The next day, a Saturday, after watching a dismal 4-0 drumming by Norwich at Hillsborough (lest said the better), I sit on the edge of our familiar green sofa, drinking a weekend G&T, trying to figure out how to add two Sonos speakers – one commandeered from my study and one from Izzy’s bedroom – to the living room TV.

It’s a tech thing, but apparently, I need to walk around the room, waving around my iPhone to ‘a-tune’ the speakers to the room.  Then I need a track to test the sound quality.

‘…So, don’t you become paralyzed with fear
When things seem particularly rough’

I sit on the edge of our familiar green sofa and I weep again. Quieter, deeper.

John Grant has a beard. So do I. Maybe it’s a beard thing?

 

 

My Self-Inflicted ‘Hi’

When I come home, and I know Trace is in, I shout up ‘Hello’.

When I come home, and I know Trace isn’t in, I shout up ‘Hi’, to Beth and Izzy.

And then I pause for a second, in the hallway, the front door still ajar.

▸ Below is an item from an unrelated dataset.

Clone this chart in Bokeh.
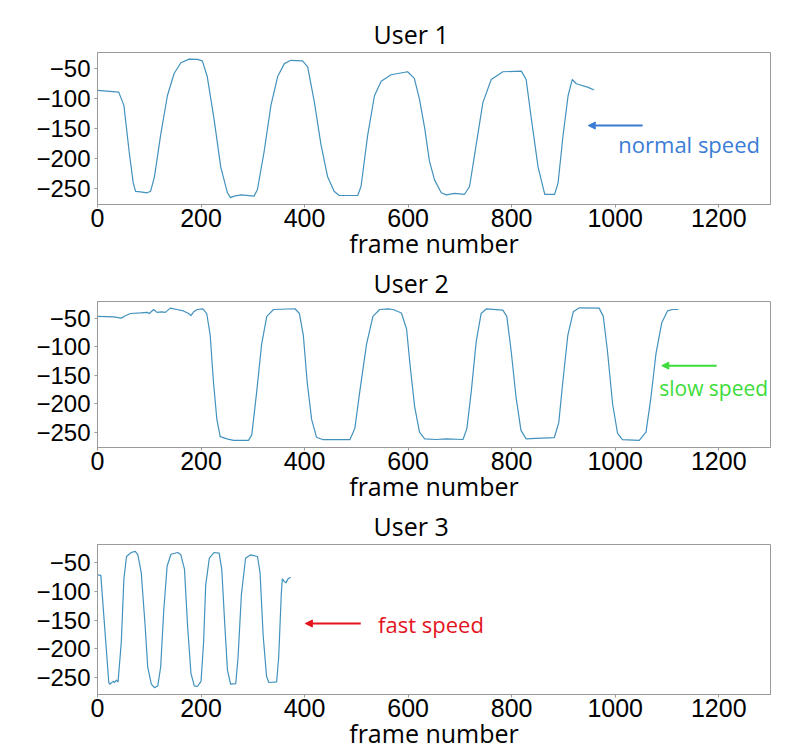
from bokeh.plotting import figure
from bokeh.layouts import column
from bokeh.models import Range1d, Label, Arrow, NormalHead, FixedTicker
from bokeh.embed import file_html
from bokeh.resources import INLINE

# ---------------- data ----------------
user1_frame = [0, 41, 51, 61, 69, 73.5, 83, 96, 102.5, 110, 122, 135, 148, 161, 177, 193, 202.5,
               212, 225, 238, 251, 257, 264, 277, 302.6, 309, 322, 335, 348, 361, 373.5, 396,
               406, 419, 431.6, 444.5, 457, 467, 502.6, 509, 522, 535, 548, 567, 599,
               612, 622, 632, 641, 651, 664, 674, 690, 709, 718.7, 731.6, 744.5, 760.6, 783, 818.7,
               828, 838, 851, 864, 883, 889.7, 899.4, 909, 917, 925, 948, 959]
user1_value = [-87, -90, -112, -188, -241, -255, -256, -257.5, -255, -231, -161, -96, -59, -41, -35, -35.5, -38,
               -64, -134, -214.5, -257.5, -265.6, -263, -261, -263, -252, -188, -112, -64, -42.5, -37, -38,
               -48, -107, -177, -231, -255, -262, -262, -247, -161, -96, -72, -61, -56,
               -67, -102, -150, -204, -236, -257.5, -261, -258.6, -260, -247, -177, -107, -69, -56, -55,
               -69, -134, -214.5, -260, -260, -241, -161, -96, -69, -76, -82, -86.5]

user2_frame = [0, 31.5, 45.6, 54, 63.6, 83, 95.7, 100, 108.5, 115, 124.6, 131, 140.7, 153.5, 166, 176,
               180.5, 185.6, 193, 203.6, 211, 217.7, 224, 230.6, 237, 250, 263, 291.6, 298, 307.6,
               317, 327, 340, 381.5, 390, 397.6, 405, 413.6, 423, 436, 487.5, 497, 506.7, 519.6,
               532, 545, 561, 571, 587, 597, 604, 612.7, 622, 632, 654.5, 674, 706, 713.5, 722,
               731.5, 741, 751, 783, 790.6, 799, 808.6, 818, 828, 847, 882.5, 891, 898.8, 908.5,
               919, 930.7, 969, 977, 985, 995, 1004.6, 1014, 1046.5, 1059.5, 1069, 1078.7, 1090,
               1101, 1110.7, 1122]
user2_value = [-47, -48, -50, -46, -42, -41, -40, -42, -35, -40, -39, -40, -32.5, -35, -37.5, -42,
               -45.6, -39, -35, -34, -42, -80, -161.7, -227, -257, -261, -263.5, -263.5, -254, -178,
               -96, -47, -35, -33.7, -42, -80, -161.7, -227, -258, -262.4, -262.4, -243, -178, -96,
               -47, -35, -34, -35, -41, -69, -134, -205, -249, -261, -262, -261, -262, -243, -178,
               -91, -42, -34, -36, -47, -107, -189, -246, -261, -260, -258.6, -232.6, -161.7, -80,
               -39, -32, -32.6, -47, -107, -200, -251.5, -262.4, -263.5, -249, -189, -112.6, -58,
               -37.5, -35, -35]

user3_frame = [0, 6.4, 21.8, 23.7, 30, 33, 36.5, 39.7, 46, 51, 56, 65, 73, 78, 84.5, 92, 97, 104,
               110, 116.5, 122, 128, 134.5, 142, 155, 161, 168, 174, 180.5, 187, 193, 200, 205,
               209, 216, 225, 235, 240, 246, 251, 257, 267, 271.5, 278, 286, 296, 309, 314, 320,
               326.5, 331, 346, 350, 355, 357, 361, 364, 368, 373]
user3_value = [-71, -72, -259, -262, -257, -259, -255, -258, -188, -78, -39, -32, -30, -36, -67, -160,
               -232, -262, -268, -265, -232, -133, -55.5, -35, -32, -36, -61, -160, -243, -265,
               -266, -257, -188, -89, -42, -32, -33, -61, -160, -237, -262, -261, -215, -105, -42,
               -36, -39, -67, -177, -248, -259, -258, -215, -105, -78, -83, -85, -78, -75]

titles = ["User 1", "User 2", "User 3"]
x_ticks = [0, 200, 400, 600, 800, 1000, 1200]
y_ticks = [-250, -200, -150, -100, -50]
y_ranges = [(-277, -24), (-276, -21), (-280, -18)]

notes = ["normal speed", "slow speed", "fast speed"]
note_colors = ["#3a7dd6", "#3ddc3a", "#e3141e"]
arrow_from = [(1053, -145.6), (1196, -133), (508.5, -156)]
arrow_to = [(948, -145.6), (1090, -133), (401.5, -156)]
note_pos = [(1006, -177), (1085, -171.6), (542, -156)]
note_sizes = ["22px", "21px", "22px"]

LINE = "#4292bd"
GRAY = "#9a9a9a"

series = [(user1_frame, user1_value), (user2_frame, user2_value), (user3_frame, user3_value)]
heights = [262, 243, 247]
top_borders = [52, 34, 31]
bottom_borders = [53, 53, 58]

plots = []
for i in range(3):
    p = figure(width=792, height=heights[i], output_backend="svg", toolbar_location=None,
               x_range=Range1d(0, 1300), y_range=Range1d(*y_ranges[i]),
               min_border_left=97, min_border_right=22,
               min_border_top=top_borders[i], min_border_bottom=bottom_borders[i])
    p.title.text = titles[i]
    p.title.text_font = "Open Sans"
    p.title.text_font_size = "25px"
    p.title.text_font_style = "normal"
    p.title.text_color = "black"
    p.title.align = "left"
    p.title.offset = 276
    p.title.standoff = 3
    p.grid.visible = False
    p.outline_line_color = GRAY
    p.outline_line_width = 1
    p.background_fill_color = "white"
    p.border_fill_color = "white"

    fx, fy = series[i]
    p.line(fx, fy, line_color=LINE, line_width=1.2, line_join="round")

    for ax in (p.xaxis[0], p.yaxis[0]):
        ax.axis_line_color = GRAY
        ax.major_tick_line_color = GRAY
        ax.minor_tick_line_color = None
        ax.major_tick_in = 0
        ax.major_tick_out = 3
        ax.major_label_text_font = "Liberation Sans"
        ax.major_label_text_color = "black"
    p.xaxis.ticker = FixedTicker(ticks=x_ticks)
    p.yaxis.ticker = FixedTicker(ticks=y_ticks)
    p.xaxis.major_label_text_font_size = "25px"
    p.yaxis.major_label_text_font_size = "24px"
    p.xaxis.major_label_standoff = 1
    p.yaxis.major_label_standoff = 4
    p.xaxis.axis_label = "frame number"
    p.xaxis.axis_label_text_font = "Open Sans"
    p.xaxis.axis_label_text_font_size = "25px"
    p.xaxis.axis_label_text_font_style = "normal"
    p.xaxis.axis_label_text_color = "black"
    p.xaxis.axis_label_standoff = -4

    (x0, y0), (x1, y1) = arrow_from[i], arrow_to[i]
    p.add_layout(Arrow(x_start=x0, y_start=y0, x_end=x1, y_end=y1,
                       line_color=note_colors[i], line_width=2,
                       end=NormalHead(size=7, fill_color=note_colors[i], line_color=note_colors[i])))
    tx, ty = note_pos[i]
    p.add_layout(Label(x=tx, y=ty, text=notes[i], text_color=note_colors[i],
                       text_font="Open Sans", text_font_size=note_sizes[i],
                       text_align="left", text_baseline="middle"))
    plots.append(p)

layout = column(*plots, spacing=0)
open("out.html", "w").write(file_html(layout, INLINE))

Maybe for less than a second, as the door closes behind me, I listen intently. I crane and strain, in some idiotic, ritualistic hope that I’ll hear a nonchalant ‘Hi’  from Izzy or Beth. I stand, frozen in fanciful, perpetual expectation, for a reply.

Sometimes I even go upstairs and open Izzy’s bedroom door and stride in with a repeated, but more bombastic follow-up ‘Hi’. I blink, then blink again, seeing her strewn on her bed or sat at her dresser in just a towel, putting her mark-up on, getting ready to go out.

Sometimes I even go upstairs and knock overly loudly on Beth’s bedroom door and barge in and forcefully sit on her as she lays in bed, napping, snoozing, now groaning and moaning as I sit on her.

Am I being cruel to myself? Am I inflicting this self-made torture on myself, when, let’s face it, there’s more than enough pain to go around?

I do it because I don’t ever, ever want to forget the casual, every day, commonplace tone of my ‘Hi’  and the sound of their couldn’t-care-less reply. The abject normal-ness of life Before, when I’d shout up, get a reply, and simply carry on with my day.

I do it to remind myself of Before.

I do it because I want to feel irritable about crumbs. When I’d take off my shoes in the hallway and check the state of the kitchen. When they’d made toast and not wiped the crumbs away. When they’d used pans and ‘left them to soak’.

beth_at_the_door

Beth at the door again.

I wish I could still go to bed knowing they were out, and that they’d return in the wee small hours with clunky going-out shoes, strutting on wooden floors, at well past the witching hour.

When the dogs would jump out of our bed to greet them at no matter what time. Or when Beth, unable to find her keys, would be rapping insistently on the front door and I’d reluctantly raise myself out of bed to let her in.

I wish they’d come back. Come home and disturb me. Irritate me. Annoy me.

I wish they’d shout down a nonchalant ‘Hi’.